Once-hidden EU report reveals damage from biodiesel
By Pete Harrison
BRUSSELS (Reuters) – Biofuels such as biodiesel from soy beans can create up to four times more climate-warming emissions than standard diesel or petrol, according to an EU document released under freedom of information laws.
The European Union has set itself a goal of obtaining 10 percent of its road fuels from renewable sources, mostly biofuels, by the end of this decade, but it is now worrying about the unintended environmental impacts.
Four major studies are under way.
Chief among those fears is that biofuel production soaks up grain from global commodity markets, forcing up food prices and encouraging farmers to clear tropical forests in the quest for new land.
Burning forests releases vast quantities of carbon dioxide and often cancels out many of the climate benefits sought from biofuels.
Biodiesel from North American soybeans has an indirect carbon footprint of 339.9 kilograms of CO2 per gigajoule — four times higher than standard diesel — said the EU document, an annex that was controversially stripped from a report published in December.
Editing the report caused one of the consultancies, Fraunhofer of Germany, to disown it partly in a disclaimer.
But it has now been made public after Reuters used freedom of information laws to gain a copy.
The EU’s executive European Commission said it had not doctored the report to hide the evidence, but only to allow deeper analysis before publishing.
“Given the divergence of views and the level of complexity of the issue … it was considered better to leave the contentious analysis out of the report,” the Commission said in a statement. “The analysis prepared under this study applied a methodology which by many is not considered appropriate.”

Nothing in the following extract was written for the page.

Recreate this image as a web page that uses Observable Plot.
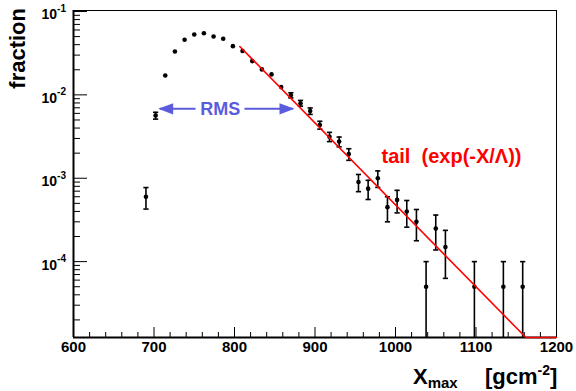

The annex adds some weight to a growing dossier suggesting biofuels are not as green as once thought — even the more advanced, second generation biofuels made from wood chips.
“For the third time in six weeks the (European) Commission is forced to release studies about the climate effects of biofuels,” said Nusa Urbancic of T&E, a campaign group for green transport.
“And for the third time these studies show that land use is the most important factor in deciding if biofuels make sense or not,” Urbancic said.
Biodiesel from European rapeseed has an indirect carbon footprint of 150.3 kg of CO2 per gigajoule, while bioethanol from European sugar beet is calculated at 100.3 kg — both much higher than conventional diesel or gasoline at around 85 kg.
By contrast, imports of bioethanol from Latin American sugar cane and palm oil from Southeast Asia get a relatively clean bill of health from the study at 82.3 kg and 73.6 kg respectively.
But one of the scientists involved with the study cautioned that much work remained to be done before the issue was properly understood, and that no firm conclusions could be drawn about the relative merits of different biofuel sources.
“The major point is that we have to do more work, develop new sustainability criteria and we have to be very careful about the origins of biofuels,” said Wolfgang Eichhammer of Fraunhofer.
“We must also find a way of excluding the inefficient biofuels,” he added.
Eichhammer said he had made his stand with the disclaimer to protect the neutrality of science, and emphasised the value of ongoing Commission studies into the problem.